Yesterday, baseball broadcasting icon Vin Scully (USA) was officially recognised for having the Longest career as a sports broadcaster for a single team, having been behind the mic for an incredible 65 years 5 months and 22 days (as of 23 September).
Known for his distinctive lyrical yet simple play-by-play descriptions, the legend has been announcing the Los Angeles Dodgers games since 1 April 1950 when the team were based in New York as the Brooklyn Dodgers.
Before Wednesday’s game between the Dodgers and the Arizona Diamondbacks kicked off, Guinness World Records adjudicator Alex Angert entered the stadium and presented the long-serving broadcaster with a certificate.
Angert said: “I’m honored to be able to present legendary broadcaster Vin Scully with his official certificate. Vin is a national treasure and it’s unbelievable to think that his career as the Dodgers’ broadcaster predates Guinness World Records, which just celebrated its 60th anniversary in August.
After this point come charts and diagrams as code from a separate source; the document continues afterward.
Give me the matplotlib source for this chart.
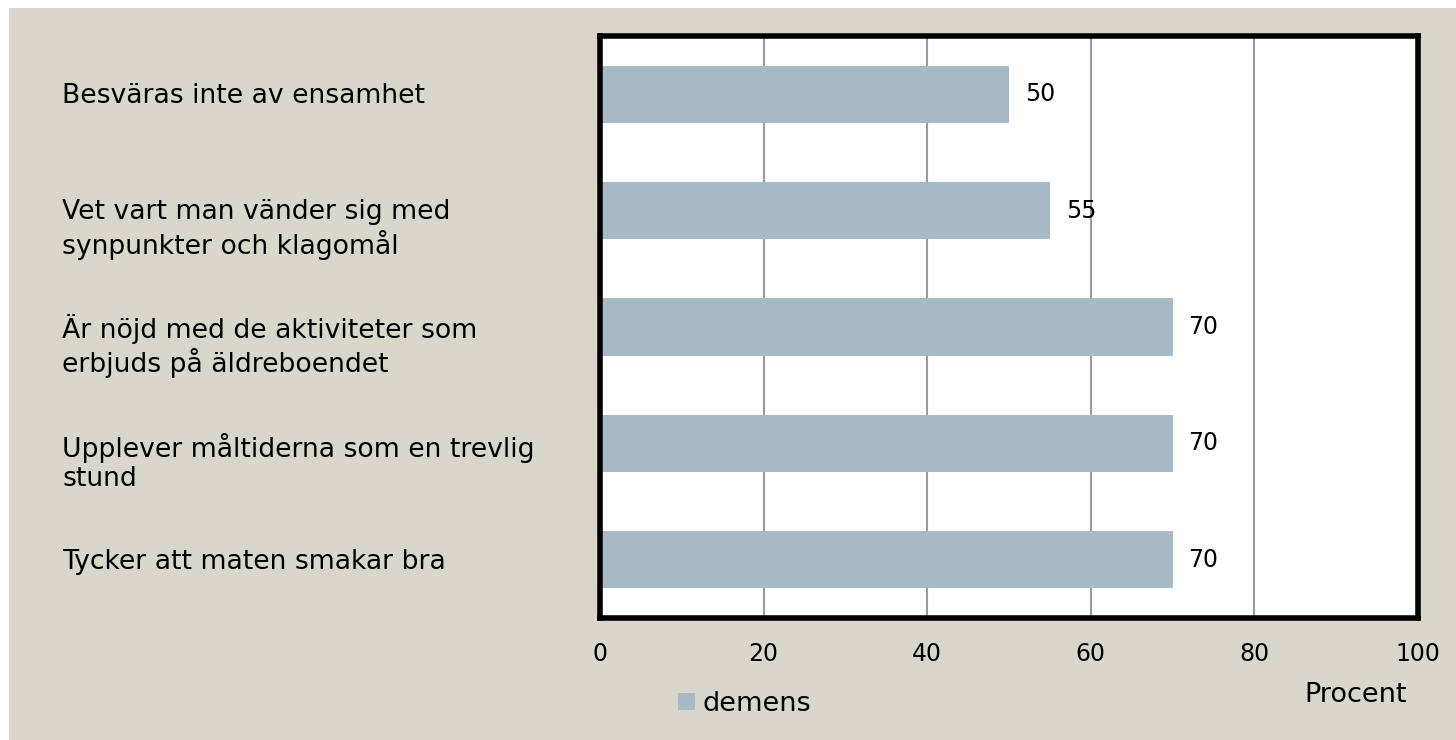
import matplotlib.pyplot as plt
from matplotlib.patches import Rectangle
from matplotlib.transforms import blended_transform_factory

# Data
categories = [
    'Besväras inte av ensamhet',
    'Vet vart man vänder sig med\nsynpunkter och klagomål',
    'Är nöjd med de aktiviteter som\nerbjuds på äldreboendet',
    'Upplever måltiderna som en trevlig\nstund',
    'Tycker att maten smakar bra',
]
values = [50, 55, 70, 70, 70]
series_name = 'demens'
x_ticks = [0, 20, 40, 60, 80, 100]

bg = '#D9D7CB'
bar_color = '#A7BAC5'
plt.rcParams['font.family'] = ['DejaVu Sans']

W, H = 1456, 740
fig = plt.figure(figsize=(W / 100, H / 100), dpi=100)
fig.patch.set_facecolor('white')
# beige panel, white strip at top and left
fig.patches.append(Rectangle((9 / W, 0), 1 - 9 / W, 1 - 8 / H, transform=fig.transFigure,
                             facecolor=bg, edgecolor='none', zorder=-10))

ax = fig.add_axes([600 / W, 1 - 618 / H, 818 / W, 582 / H])
ax.set_facecolor('white')

y = list(range(len(categories)))
ax.barh(y, values, height=0.49, color=bar_color, label=series_name, zorder=2)
ax.set_ylim(len(categories) - 0.5, -0.5)
ax.set_xlim(0, 100)
ax.set_xticks(x_ticks)
ax.xaxis.grid(True, color='#9A9A9A', linewidth=1.5, zorder=1)
ax.set_axisbelow(True)

for spine in ax.spines.values():
    spine.set_linewidth(4)
    spine.set_color('black')

ax.tick_params(axis='x', length=0, pad=17, labelsize=17)
ax.tick_params(axis='y', length=0)
ax.set_yticks(y)
ax.set_yticklabels([])

# category labels, left aligned in the beige margin; first line sits near the bar centre
trans = blended_transform_factory(fig.transFigure, ax.transData)
for yi, lab in zip(y, categories):
    nlines = lab.count('\n') + 1
    ax.annotate(lab, (62 / W, yi), xycoords=trans,
                xytext=(0, -(2 + 17 * (nlines - 1))), textcoords='offset pixels',
                ha='left', va='center', fontsize=19.2, linespacing=1.18, annotation_clip=False)

for yi, v in zip(y, values):
    ax.annotate(str(v), (v, yi), xytext=(16, 0), textcoords='offset pixels',
                ha='left', va='center', fontsize=17, zorder=3)

fig.text(1356 / W, 1 - 695 / H, 'Procent', ha='center', va='center', fontsize=19.5)

leg = fig.legend(loc='center', bbox_to_anchor=(745 / W, 1 - 704 / H), frameon=False,
                 fontsize=19.5, handlelength=0.6, handleheight=0.6, handletextpad=0.3)

fig.savefig('out.png', dpi=100, facecolor=fig.get_facecolor())
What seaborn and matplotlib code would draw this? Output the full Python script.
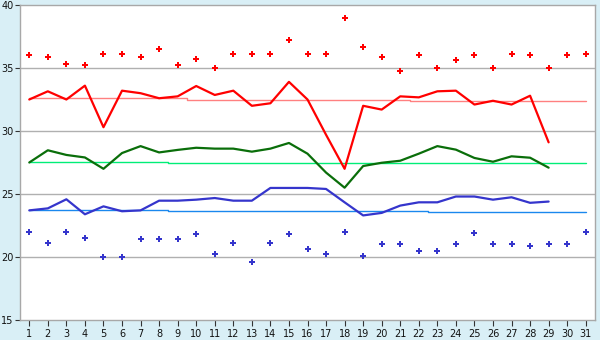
import numpy as np
import pandas as pd
import matplotlib
matplotlib.use("Agg")
import matplotlib.pyplot as plt
import seaborn as sns

days = list(range(1, 32))

# daily max (points) and min (points)
max_points = [36.0, 35.9, 35.3, 35.2, 36.1, 36.1, 35.85, 36.5, 35.2, 35.7,
              35.0, 36.1, 36.1, 36.1, 37.2, 36.1, 36.1, 39.0, 36.7, 35.9,
              34.8, 36.0, 35.0, 35.6, 36.0, 35.0, 36.1, 36.0, 35.0, 36.0, 36.1]
min_points = [22.0, 21.1, 22.0, 21.5, 20.0, 20.0, 21.4, 21.4, 21.4, 21.8,
              20.2, 21.1, 19.6, 21.1, 21.8, 20.6, 20.2, 22.0, 20.1, 21.0,
              21.0, 20.5, 20.5, 21.0, 21.9, 21.0, 21.0, 20.9, 21.0, 21.0, 22.0]

# lines (days 1-29)
line_days = list(range(1, 30))
max_line = [32.5, 33.15, 32.5, 33.6, 30.3, 33.2, 33.0, 32.6, 32.75, 33.57,
            32.86, 33.2, 32.0, 32.2, 33.9, 32.5, 29.7, 27.0, 32.0, 31.7,
            32.75, 32.67, 33.15, 33.2, 32.1, 32.4, 32.1, 32.8, 29.1]
mean_line = [27.5, 28.47, 28.1, 27.9, 27.0, 28.25, 28.8, 28.3, 28.5, 28.67,
             28.6, 28.6, 28.36, 28.6, 29.05, 28.2, 26.7, 25.5, 27.22, 27.48,
             27.64, 28.2, 28.8, 28.52, 27.86, 27.56, 27.99, 27.88, 27.09]
min_line = [23.7, 23.86, 24.58, 23.39, 24.02, 23.63, 23.7, 24.47, 24.47, 24.55,
            24.68, 24.47, 24.47, 25.48, 25.48, 25.48, 25.4, 24.34, 23.3, 23.5,
            24.08, 24.34, 24.34, 24.8, 24.8, 24.55, 24.74, 24.3, 24.4]

# normals (days 1-31)
max_normal = [32.6] * 9 + [32.5] * 12 + [32.4] * 10
mean_normal = [27.56] * 8 + [27.5] * 13 + [27.43] * 10
min_normal = [23.7] * 8 + [23.63] * 14 + [23.55] * 9

y_ticks = [15, 20, 25, 30, 35, 40]

sns.set_theme(style="white")
plt.rcParams['font.family'] = ['DejaVu Sans']

fig = plt.figure(figsize=(6.0, 3.4), dpi=100)
fig.patch.set_facecolor('#d9eff6')
ax = fig.add_axes([20/600, 1-320/340, 575/600, 315/340])
ax.set_facecolor('white')

for y in [20, 25, 30, 35]:
    ax.axhline(y, color='#b0b0b0', lw=1.0, zorder=0)

norm_df = pd.DataFrame({'day': days, 'max': max_normal, 'mean': mean_normal, 'min': min_normal})
for col, c in [('max', '#ff8080'), ('mean', '#00ee77'), ('min', '#1a88ee')]:
    sns.lineplot(data=norm_df, x='day', y=col, ax=ax, color=c, lw=1.0,
                 drawstyle='steps-mid', zorder=2)

line_df = pd.DataFrame({'day': line_days, 'max': max_line, 'mean': mean_line, 'min': min_line})
for col, c in [('max', '#ff0000'), ('mean', '#0a6e0a'), ('min', '#3535cc')]:
    sns.lineplot(data=line_df, x='day', y=col, ax=ax, color=c, lw=1.6, zorder=3)

pt_df = pd.DataFrame({'day': days, 'max': max_points, 'min': min_points})
sns.scatterplot(data=pt_df, x='day', y='max', ax=ax, color='#ff0000', marker='P',
                s=20, linewidth=0, zorder=4)
sns.scatterplot(data=pt_df, x='day', y='min', ax=ax, color='#3535cc', marker='P',
                s=20, linewidth=0, zorder=4)

ax.set_xlim(0.5, 31.5)
ax.set_ylim(15, 40)
ax.set_xticks(days)
ax.set_xticklabels([str(d) for d in days])
ax.set_yticks(y_ticks)
ax.set_xlabel('')
ax.set_ylabel('')
for s in ax.spines.values():
    s.set_color('#a8a8a8')
    s.set_linewidth(1.0)
ax.tick_params(axis='both', which='both', width=0.8, color='#333333',
               labelsize=7, labelcolor='#111111', direction='out')
ax.tick_params(axis='y', left=True, length=3.5, pad=1)
ax.tick_params(axis='x', bottom=True, length=4, pad=2.5)

fig.savefig('out.png', dpi=100, facecolor=fig.get_facecolor())
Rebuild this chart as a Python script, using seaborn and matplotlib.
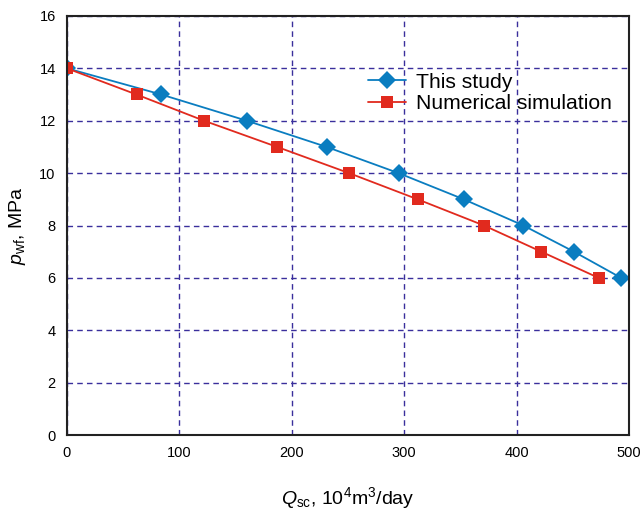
import pandas as pd
import matplotlib
matplotlib.use("Agg")
import matplotlib.pyplot as plt
import seaborn as sns

# Datos
q_estudio = [0, 84, 160, 231, 295, 353, 406, 451, 493]
p_estudio = [14, 13, 12, 11, 10, 9, 8, 7, 6]
q_simulacion = [0, 62, 122, 187, 251, 312, 371, 422, 473]
p_simulacion = [14, 13, 12, 11, 10, 9, 8, 7, 6]
series = ["This study", "Numerical simulation"]

df = pd.concat([
    pd.DataFrame({"q": q_estudio, "p": p_estudio, "serie": series[0]}),
    pd.DataFrame({"q": q_simulacion, "p": p_simulacion, "serie": series[1]}),
], ignore_index=True)

sns.set_style("white")
plt.rcParams["font.family"] = ["Liberation Sans", "DejaVu Sans"]
plt.rcParams["mathtext.fontset"] = "custom"
plt.rcParams["mathtext.rm"] = "Liberation Sans"
plt.rcParams["mathtext.it"] = "Liberation Sans:italic"
plt.rcParams["text.color"] = "black"
plt.rcParams["axes.labelcolor"] = "black"

fig = plt.figure(figsize=(6.42, 5.12), dpi=100)
ax = fig.add_axes([0.104, 0.15, 0.876, 0.819])

sns.lineplot(data=df, x="q", y="p", hue="serie", style="serie", sort=False,
             palette={series[0]: "#0a7dc0", series[1]: "#e12a1e"},
             markers={series[0]: "D", series[1]: "s"}, dashes=False,
             markersize=9, markeredgewidth=0, linewidth=1.3, ax=ax)

ax.set_xlim(0, 500)
ax.set_ylim(0, 16)
ax.set_xticks(range(0, 501, 100))
ax.set_yticks(range(0, 17, 2))
ax.grid(True, color="#3a2f9c", linestyle=(0, (4, 3)), linewidth=1.0)
ax.set_axisbelow(True)
ax.tick_params(direction="in", length=8, width=1.2, labelsize=10.5, colors="black", pad=8)
for s in ax.spines.values():
    s.set_color("#222222")
    s.set_linewidth(1.5)

ax.set_xlabel(r"$Q_{\rm sc}$, 10$^4$m$^3$/day", fontsize=14, labelpad=18)
ax.set_ylabel(r"$p_{\rm wf}$, MPa", fontsize=14, labelpad=8)

ax.legend(loc="upper left", bbox_to_anchor=(0.52, 0.885), frameon=False,
          fontsize=15.2, handlelength=1.8, labelspacing=0.12, handletextpad=0.5,
          borderaxespad=0)

fig.savefig("out.png", dpi=100)
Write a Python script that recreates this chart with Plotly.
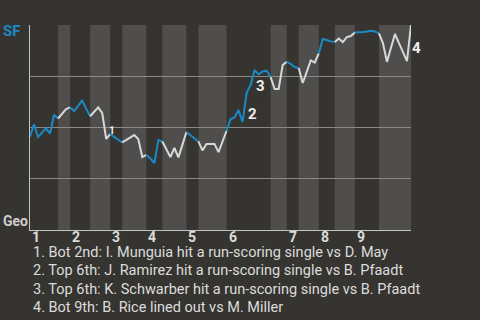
import plotly.graph_objects as go

# SF win probability after each plate appearance (index 0 = first pitch)
win_prob = [
    0.455, 0.516, 0.454, 0.475, 0.496, 0.470, 0.562, 0.544,          # Top 1
    0.568, 0.590, 0.598,                                              # Bot 1
    0.580, 0.605, 0.631, 0.592, 0.555,                                # Top 2
    0.578, 0.598, 0.571, 0.444, 0.468,                                # Bot 2
    0.454, 0.441, 0.427,                                              # Top 3
    0.439, 0.454, 0.463, 0.444, 0.356, 0.366,                         # Bot 3
    0.349, 0.327, 0.439, 0.432,                                       # Top 4
    0.390, 0.356, 0.400, 0.354, 0.415, 0.478,                         # Bot 4
    0.463, 0.449, 0.432,                                              # Top 5
    0.388, 0.420, 0.420, 0.420, 0.380, 0.429, 0.483,                  # Bot 5
    0.541, 0.549, 0.585, 0.527, 0.668, 0.707, 0.780, 0.759, 0.773,
    0.777, 0.746,                                                     # Top 6
    0.688, 0.688, 0.805, 0.820,                                       # Bot 6
    0.810, 0.795, 0.790,                                              # Top 7
    0.717, 0.771, 0.827, 0.817, 0.861,                                # Bot 7
    0.932, 0.927, 0.920, 0.917,                                       # Top 8
    0.934, 0.917, 0.941, 0.946, 0.963,                                # Bot 8
    0.966, 0.966, 0.968, 0.972, 0.968, 0.959,                         # Top 9
    0.912, 0.820, 0.888, 0.956, 0.912, 0.868, 0.824, 1.000,           # Bot 9
]

# plate appearances in each half inning, top 1st through bottom 9th
half_inning_pas = [7, 3, 5, 5, 3, 6, 4, 6, 3, 7, 11, 4, 3, 5, 4, 5, 6, 8]
inning_labels = ["1", "2", "3", "4", "5", "6", "7", "8", "9"]

# key plays: (label, plate appearance index)
event_labels = ["1", "2", "3", "4"]
event_index = [19, 54, 56, 95]
event_text = [
    "1. Bot 2nd: I. Munguia hit a run-scoring single vs D. May",
    "2. Top 6th: J. Ramirez hit a run-scoring single vs B. Pfaadt",
    "3. Top 6th: K. Schwarber hit a run-scoring single vs B. Pfaadt",
    "4. Bot 9th: B. Rice lined out vs M. Miller",
]

team_top = "SF"
team_bottom = "Geo"

BG = "#363431"
BAND = "#4f4e4c"
GRID = "#8a8987"
AXIS = "#c4c4c2"
BLUE = "#1a8ac6"
WHITE = "#d8d8d8"
TEXT = "#dcdcdc"
FONT = "Roboto"

n_pa = len(win_prob) - 1

# half-inning boundaries
bounds = [0]
for n in half_inning_pas:
    bounds.append(bounds[-1] + n)

fig = go.Figure()
shapes = []
for h in range(len(half_inning_pas)):
    x0, x1 = bounds[h], bounds[h + 1]
    if h % 2 == 1:
        shapes.append(dict(type="rect", xref="x", yref="paper", x0=x0, x1=x1,
                           y0=0, y1=1, fillcolor=BAND, line_width=0, layer="below"))
    fig.add_trace(go.Scatter(
        x=list(range(x0, x1 + 1)), y=win_prob[x0:x1 + 1], mode="lines",
        line=dict(color=BLUE if h % 2 == 0 else WHITE, width=2),
        hoverinfo="skip", showlegend=False))

annotations = []
# inning numbers at the start of each inning
for i, lab in enumerate(inning_labels):
    annotations.append(dict(x=bounds[2 * i], y=0, xref="x", yref="paper",
                            text=f"<b>{lab}</b>", showarrow=False, xanchor="left",
                            yanchor="top", xshift=0, yshift=3,
                            font=dict(family=FONT, size=14, color=TEXT)))

# event markers beside the line
event_offsets = [(1, 8, 10), (-1, -21, 15), (-1, -16, 15), (-1, -23, 15)]
for lab, idx, (dx, dy, sz) in zip(event_labels, event_index, event_offsets):
    annotations.append(dict(x=idx, y=win_prob[idx], xref="x", yref="y",
                            text=f"<b>{lab}</b>", showarrow=False, xanchor="left",
                            yanchor="middle", xshift=dx, yshift=dy,
                            font=dict(family=FONT, size=sz, color="#f0f0f0")))

# team names on the left
annotations.append(dict(x=0, y=1, xref="paper", yref="paper", text=f"<b>{team_top}</b>",
                        showarrow=False, xanchor="left", yanchor="middle",
                        xshift=-29, yshift=-6,
                        font=dict(family=FONT, size=15, color=BLUE)))
annotations.append(dict(x=0, y=0, xref="paper", yref="paper", text=f"<b>{team_bottom}</b>",
                        showarrow=False, xanchor="left", yanchor="middle",
                        xshift=-29, yshift=9,
                        font=dict(family=FONT, size=14, color="#cfcfcf")))

# key play descriptions below the chart
for k, line in enumerate(event_text):
    annotations.append(dict(x=0, y=0, xref="paper", yref="paper", text=line,
                            showarrow=False, xanchor="left", yanchor="middle",
                            xshift=1, yshift=-22.5 - 18.3 * k,
                            font=dict(family=FONT, size=14.5, color=TEXT)))

fig.update_layout(
    width=480, height=320,
    margin=dict(l=30, r=69, t=25, b=90, pad=0),
    paper_bgcolor=BG, plot_bgcolor=BG,
    shapes=shapes, annotations=annotations,
    xaxis=dict(range=[0, n_pa], showgrid=False, zeroline=False, showticklabels=False,
               ticks="", showline=True, linecolor=AXIS, linewidth=1, fixedrange=True),
    yaxis=dict(range=[0, 1], tickvals=[0.25, 0.5, 0.75, 1.0], showgrid=True,
               gridcolor=GRID, gridwidth=1, zeroline=False, showticklabels=False,
               ticks="", showline=True, linecolor=AXIS, linewidth=1, fixedrange=True),
    showlegend=False,
)

fig.write_html("out.html", config={"displayModeBar": False, "staticPlot": True})
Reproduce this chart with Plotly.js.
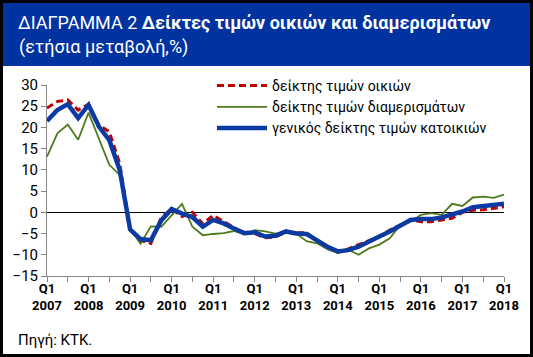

“His voice has called some of baseball’s most timeless record-breaking moments and the world has been lucky to have him behind the microphone for the last seven decades. Vin’s career has been ‘Officially Amazing’ and we are glad to welcome him into the Guinness World Records family.”
Vin Scully’s career was only just beginning when 62 years ago he became the Youngest sports broadcaster to broadcast a World Series game (baseball). Aged 25, he voiced the broadcast of the 1953 World Series game between the Brooklyn Dodgers and the New York Yankees.
Another record-breaking career high was announcing the six games between the Los Angeles Dodgers and the Chicago White Sox in October 1959 which made history - with the Dodgers winning 4-2. The record attendance for a series is 420,784 for the six games between 1 - 8 October 1959. The single game record is 92,706 during that series at the Memorial Coliseum, Los Angeles, California, USA on 6 October 1959.
In 1974 he called Hank Aaron's 715th career home run which broke Babe Ruth's Major League Baseball record:
Elected to the baseball’s Hall of Fame in 1982, Scully’s broadcasting career is unmatched – and he doesn’t plan on retiring just yet, having recently announced that he will return to the Dodgers for a 67th season.